President Donald Trump on Tuesday signed into law America’s Water Infrastructure Act of 2018. The measure supports the nation's water infrastructure and, among other things, prohibits the U.S. Army Corps of Engineers from charging communities and industries for using water out of Lake Cumberland. It also keeps the Corps from making tailwaters below Wolf Creek and Barkley dams off limits to fishermen in boats close to the dams.
The Corps since the 1990s has been trying to bring Lake Cumberland in compliance with the Water Supply Act of 1958. The Act requires municipal and industrial users of water from the lake to enter into Water Supply Storage Agreements and annually pay water supply operation and maintenance costs (for Wolf Creek Dam), plus interest.
Compliance would impact cities of Somerset, Burnside, Albany, Jamestown and Monticello as well as McCreary County Water District, Woodson Bend Resort, General Burnside Island State Park, Kingsford Manufacturing Company, Eastern Kentucky Power Cooperative (John Sherman Cooper Power Station at Burnside) and U.S. Fish and Wildlife Service.
Most Corps reservoirs in the nation are in compliance with the Water Supply Act but municipal and industrial water users at Lake Cumberland remain the only ones in the entire Cumberland River Basin without the required water storage agreements covering their use of reservoir storage, the Corps said.
A reallocation study, scheduled for completion this year at a cost of $570,000, was halted by congressional action during the early 2000a and reinstated in 2013.
“As Senate Majority Leader, I was proud to include a provision blocking the Army Corps from imposing costly fees on communities around Lake Cumberland,” said Senator Mitch McConnell. “I was happy to work with Senator (Rand) Paul and Congressman (Hal) Rogers to deliver a positive result on their behalf.”
Senator McConnell’s provision extends his 2013 legislation to block the U. S. Army Corps of Engineers from prohibiting boating access to popular fishing waters at Barkley and Wolf Creek Dams. When the Obama administration announced its intention to restrict access to these Kentucky waters, numerous community members contacted Senator McConnell for help.

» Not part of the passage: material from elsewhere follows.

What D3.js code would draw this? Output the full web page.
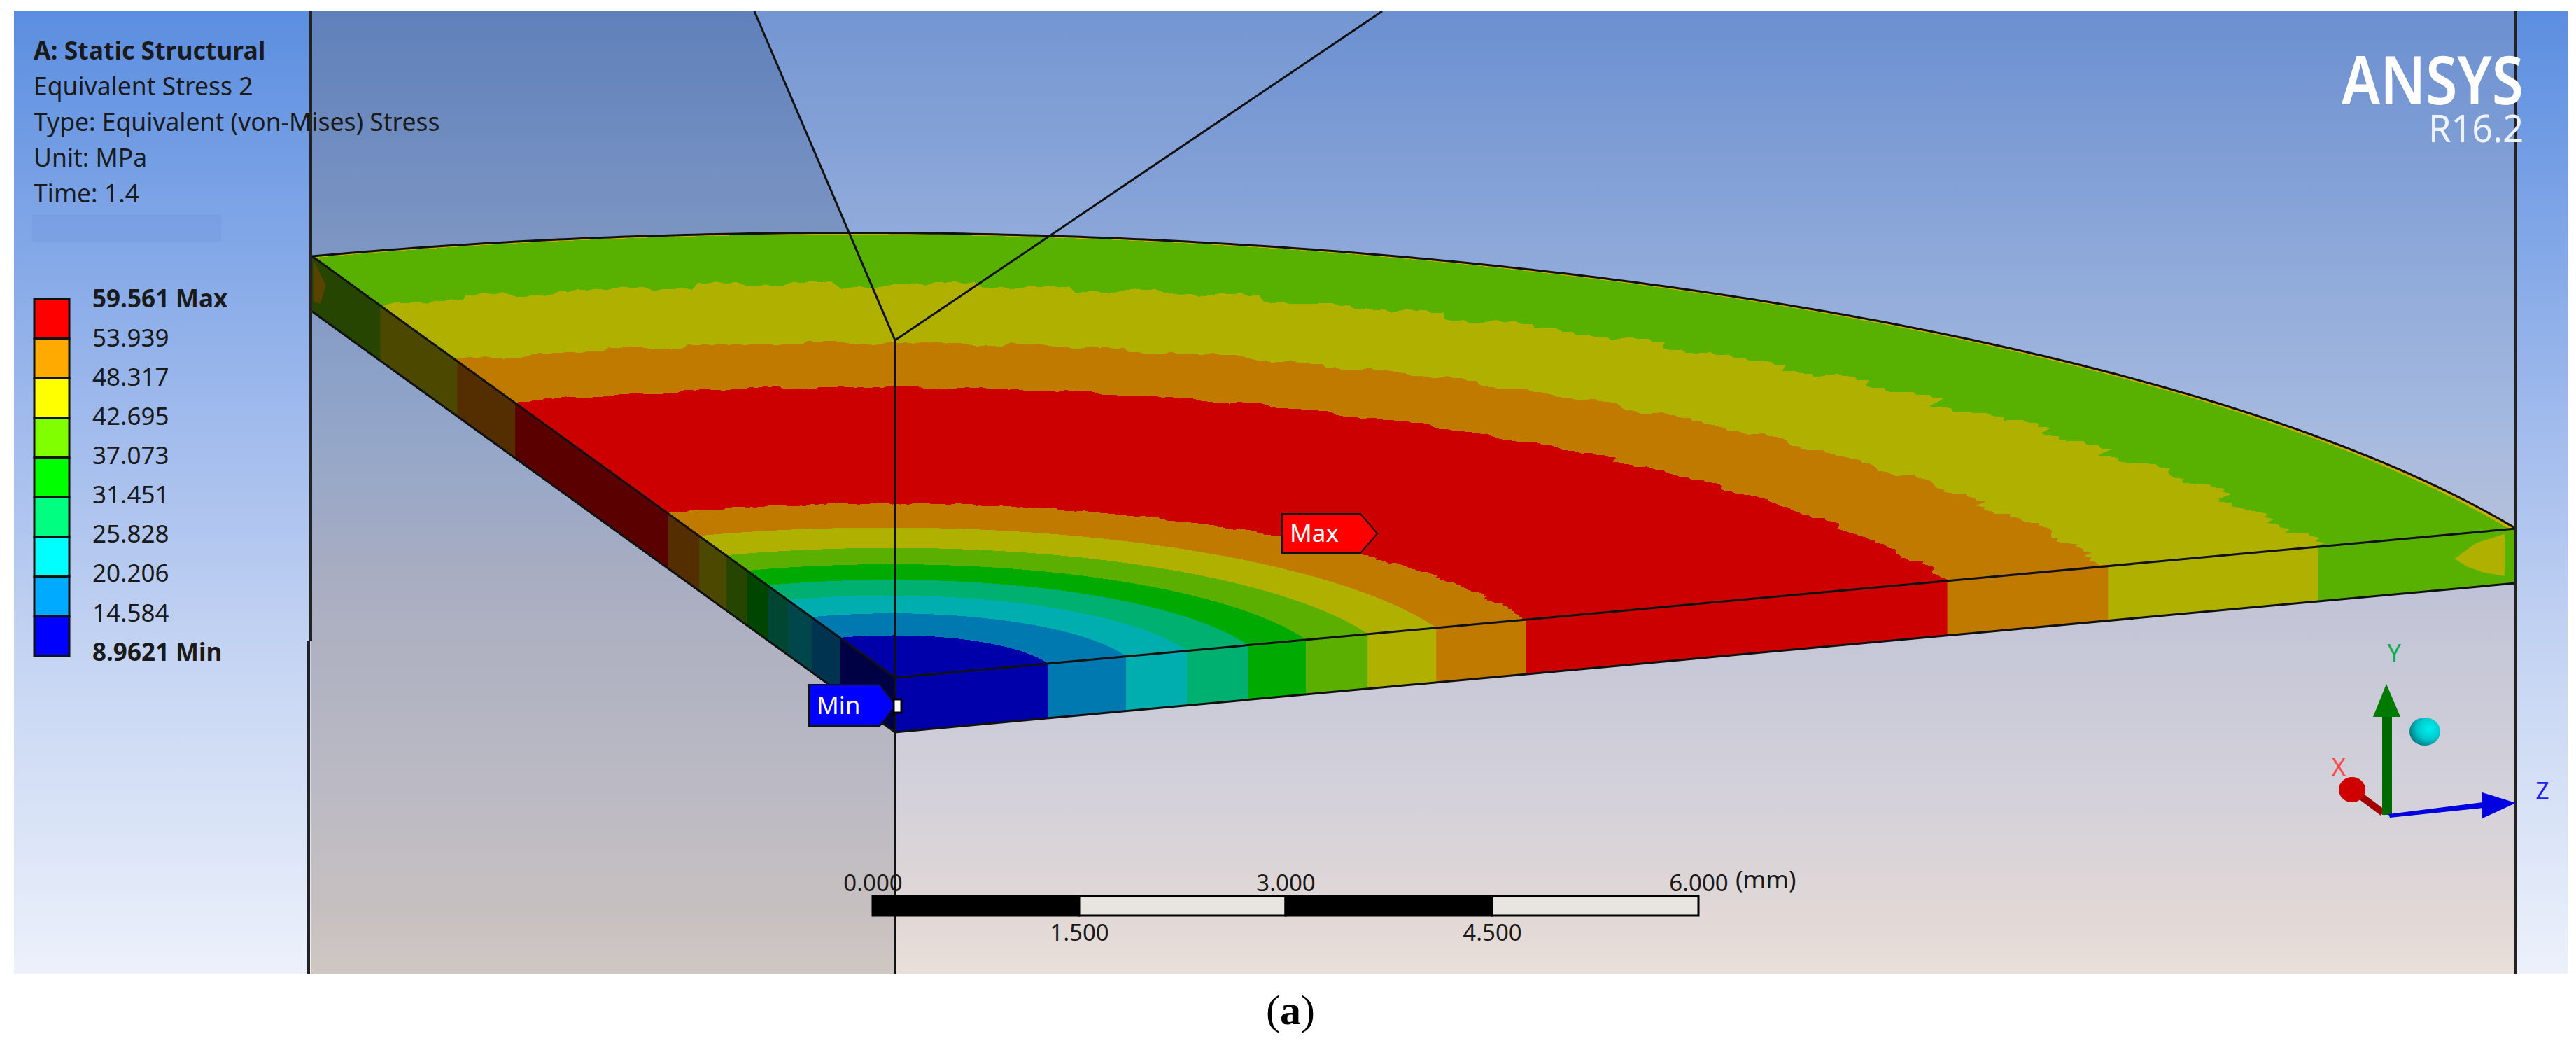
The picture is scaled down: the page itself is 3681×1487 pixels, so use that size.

He agreed with Kentucky’s anglers that the federal government should not be restricting access to these waters, and he worked with his Senate colleagues from Kentucky and Tennessee to block the Army Corps’ overreach. In the 2018 water infrastructure legislation, Senator McConnell secured a five-year extension to his original provision, again blocking the Army Corps from prohibiting access to the tailwaters of Barkley and Wolf Creek Dams.
“For many Kentuckians, fishing the Cumberland River and its tributaries is a treasured tradition we must protect for future generations,” said Senator McConnell. “Working with local communities, I was able to secure a provision to continue preventing the Army Corps from blocking access to these popular fishing waters. I once again proudly led the charge to preserve this Kentucky pastime and vital source of tourism for the region," McConnell concluded.